● Description of the task
Return exactly the listing's lines, from its first line to the line holding "const studDashedY = [-0.05, 0.82, 1.83, 2.92, 4.92, 6.00];", ends included.
* start *
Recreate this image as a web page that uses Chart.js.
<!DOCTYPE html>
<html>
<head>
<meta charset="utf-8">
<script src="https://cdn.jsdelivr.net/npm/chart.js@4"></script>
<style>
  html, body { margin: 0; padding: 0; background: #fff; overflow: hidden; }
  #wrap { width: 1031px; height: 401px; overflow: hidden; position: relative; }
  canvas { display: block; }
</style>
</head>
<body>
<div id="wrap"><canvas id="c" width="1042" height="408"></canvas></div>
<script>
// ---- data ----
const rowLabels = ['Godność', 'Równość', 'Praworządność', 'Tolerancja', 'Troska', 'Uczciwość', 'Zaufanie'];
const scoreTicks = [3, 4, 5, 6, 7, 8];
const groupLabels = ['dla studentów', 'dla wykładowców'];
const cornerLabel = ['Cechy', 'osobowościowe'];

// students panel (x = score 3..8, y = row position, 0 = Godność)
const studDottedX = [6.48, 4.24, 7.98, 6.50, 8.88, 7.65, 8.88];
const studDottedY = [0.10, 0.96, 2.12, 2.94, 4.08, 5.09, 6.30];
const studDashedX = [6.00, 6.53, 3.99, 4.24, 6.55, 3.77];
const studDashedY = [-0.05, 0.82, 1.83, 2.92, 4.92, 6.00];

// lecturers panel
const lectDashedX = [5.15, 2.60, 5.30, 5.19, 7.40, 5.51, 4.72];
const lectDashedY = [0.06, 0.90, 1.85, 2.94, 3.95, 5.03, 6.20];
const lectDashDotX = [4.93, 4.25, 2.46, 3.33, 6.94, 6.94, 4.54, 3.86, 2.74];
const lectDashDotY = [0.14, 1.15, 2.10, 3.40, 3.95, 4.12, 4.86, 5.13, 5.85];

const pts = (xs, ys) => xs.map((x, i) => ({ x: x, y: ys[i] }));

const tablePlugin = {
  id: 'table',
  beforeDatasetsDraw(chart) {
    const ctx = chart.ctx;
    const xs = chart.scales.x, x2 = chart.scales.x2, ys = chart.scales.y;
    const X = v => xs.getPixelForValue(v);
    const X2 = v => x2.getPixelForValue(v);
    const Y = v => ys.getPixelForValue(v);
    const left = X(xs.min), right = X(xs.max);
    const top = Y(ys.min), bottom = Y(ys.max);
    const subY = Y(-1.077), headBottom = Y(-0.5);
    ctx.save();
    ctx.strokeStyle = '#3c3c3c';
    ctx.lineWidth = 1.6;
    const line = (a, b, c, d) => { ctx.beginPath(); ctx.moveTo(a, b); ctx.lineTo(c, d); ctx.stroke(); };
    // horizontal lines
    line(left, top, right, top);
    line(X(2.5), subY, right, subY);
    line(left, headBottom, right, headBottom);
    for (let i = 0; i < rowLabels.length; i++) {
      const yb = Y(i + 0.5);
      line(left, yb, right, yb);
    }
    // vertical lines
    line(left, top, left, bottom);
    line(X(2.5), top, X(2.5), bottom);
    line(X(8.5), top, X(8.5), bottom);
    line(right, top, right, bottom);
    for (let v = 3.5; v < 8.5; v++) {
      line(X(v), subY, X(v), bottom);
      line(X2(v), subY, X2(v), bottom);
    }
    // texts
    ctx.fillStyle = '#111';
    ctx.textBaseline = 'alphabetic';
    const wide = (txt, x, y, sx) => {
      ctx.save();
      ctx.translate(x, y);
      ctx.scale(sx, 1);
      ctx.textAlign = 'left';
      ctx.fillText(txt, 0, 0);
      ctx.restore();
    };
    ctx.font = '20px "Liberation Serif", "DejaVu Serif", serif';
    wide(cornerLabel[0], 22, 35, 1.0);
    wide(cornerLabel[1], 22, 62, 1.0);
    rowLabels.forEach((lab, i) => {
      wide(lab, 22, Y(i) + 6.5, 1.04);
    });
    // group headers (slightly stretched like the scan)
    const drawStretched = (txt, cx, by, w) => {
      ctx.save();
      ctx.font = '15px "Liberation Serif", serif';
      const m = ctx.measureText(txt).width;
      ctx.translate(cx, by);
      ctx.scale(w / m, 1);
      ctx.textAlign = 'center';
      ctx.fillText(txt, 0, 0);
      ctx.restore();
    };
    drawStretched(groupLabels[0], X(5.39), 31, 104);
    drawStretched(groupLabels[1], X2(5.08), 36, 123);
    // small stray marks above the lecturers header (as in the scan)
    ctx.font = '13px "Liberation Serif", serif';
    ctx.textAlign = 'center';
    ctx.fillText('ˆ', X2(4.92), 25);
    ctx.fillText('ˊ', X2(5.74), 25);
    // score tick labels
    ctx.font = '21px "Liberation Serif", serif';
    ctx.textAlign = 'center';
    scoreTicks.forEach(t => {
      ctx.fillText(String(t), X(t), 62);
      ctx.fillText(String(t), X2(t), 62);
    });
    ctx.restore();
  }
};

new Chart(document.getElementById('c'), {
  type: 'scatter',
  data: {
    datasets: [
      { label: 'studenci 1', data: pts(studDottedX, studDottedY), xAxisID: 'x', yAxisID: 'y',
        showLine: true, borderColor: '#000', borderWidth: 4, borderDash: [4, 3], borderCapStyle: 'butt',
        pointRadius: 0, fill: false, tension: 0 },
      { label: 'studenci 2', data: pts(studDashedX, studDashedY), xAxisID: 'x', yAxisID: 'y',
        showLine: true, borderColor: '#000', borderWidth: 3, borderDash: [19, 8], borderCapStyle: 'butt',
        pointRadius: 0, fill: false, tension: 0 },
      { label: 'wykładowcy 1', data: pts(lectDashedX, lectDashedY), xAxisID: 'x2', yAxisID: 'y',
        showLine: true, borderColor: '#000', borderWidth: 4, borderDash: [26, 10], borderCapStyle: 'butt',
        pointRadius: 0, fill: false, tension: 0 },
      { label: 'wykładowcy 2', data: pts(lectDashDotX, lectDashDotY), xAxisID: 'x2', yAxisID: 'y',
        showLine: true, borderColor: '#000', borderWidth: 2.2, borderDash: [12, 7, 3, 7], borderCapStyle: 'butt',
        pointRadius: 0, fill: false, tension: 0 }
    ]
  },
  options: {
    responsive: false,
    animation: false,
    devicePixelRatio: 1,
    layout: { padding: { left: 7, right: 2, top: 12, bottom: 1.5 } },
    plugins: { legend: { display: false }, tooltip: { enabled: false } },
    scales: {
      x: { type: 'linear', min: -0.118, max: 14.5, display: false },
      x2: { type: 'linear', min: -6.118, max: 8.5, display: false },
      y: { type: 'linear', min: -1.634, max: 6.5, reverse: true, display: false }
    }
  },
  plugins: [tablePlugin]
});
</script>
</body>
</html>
* end *
● Correct answer
Recreate this image as a web page that uses Chart.js.
<!DOCTYPE html>
<html>
<head>
<meta charset="utf-8">
<script src="https://cdn.jsdelivr.net/npm/chart.js@4"></script>
<style>
  html, body { margin: 0; padding: 0; background: #fff; overflow: hidden; }
  #wrap { width: 1031px; height: 401px; overflow: hidden; position: relative; }
  canvas { display: block; }
</style>
</head>
<body>
<div id="wrap"><canvas id="c" width="1042" height="408"></canvas></div>
<script>
// ---- data ----
const rowLabels = ['Godność', 'Równość', 'Praworządność', 'Tolerancja', 'Troska', 'Uczciwość', 'Zaufanie'];
const scoreTicks = [3, 4, 5, 6, 7, 8];
const groupLabels = ['dla studentów', 'dla wykładowców'];
const cornerLabel = ['Cechy', 'osobowościowe'];

// students panel (x = score 3..8, y = row position, 0 = Godność)
const studDottedX = [6.48, 4.24, 7.98, 6.50, 8.88, 7.65, 8.88];
const studDottedY = [0.10, 0.96, 2.12, 2.94, 4.08, 5.09, 6.30];
const studDashedX = [6.00, 6.53, 3.99, 4.24, 6.55, 3.77];
const studDashedY = [-0.05, 0.82, 1.83, 2.92, 4.92, 6.00];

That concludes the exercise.